The rest of the book contains a fairly thorough assessment of present day Central Asia. Politics; human rights abuses; relations with the U.S., Russia, and China; and the importance of natural gas and oil dominate the narrative. However, snippets of history, cuisine, and sports (see the chapter re the game of buzkashi) are carefully laid out throughout the book.

About half the pages in the book have some sort of illustration, be they photographs, maps, graphic novellas, or four-cell comic strips. Rall's style is akin to Matt Groening's Life in Hell. They make the reading fun and fast. I went through the 300 page book during a work week. I wish I can say the same for Owen Lattimore's The Desert Road to Turkestan and its companion, High Tartary, which I placed on hold midway through to read Silk Road to Ruin.

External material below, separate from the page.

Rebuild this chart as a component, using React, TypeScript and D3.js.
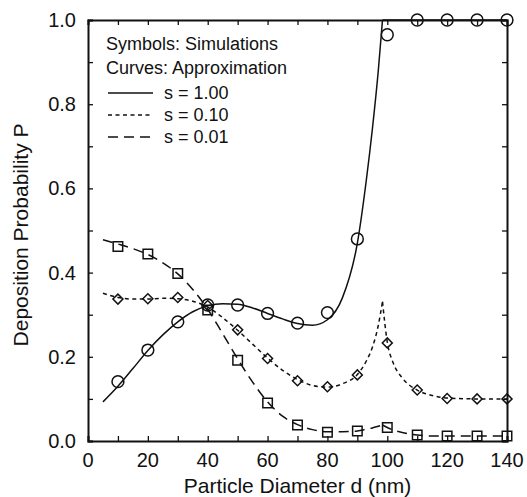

My only complaints have to do with the editing process. There are a few glaring typographical errors. Errors akin to confusing "there" with "their" are hard to ignore. Though it was not a big deal, it did take a little bit away from the experience. I also had a problem with the layout. The font was small and there was literally no room for margins. I'm sure the publishers could have spared the money and added a few more pieces of paper to the book.

All in all, this book was a great effort in making the topic of Central Asia real and un-academic. Both Central Asia aficionados and neophytes alike will love the book. I can't wait to read Rall's To Afghanistan and Back.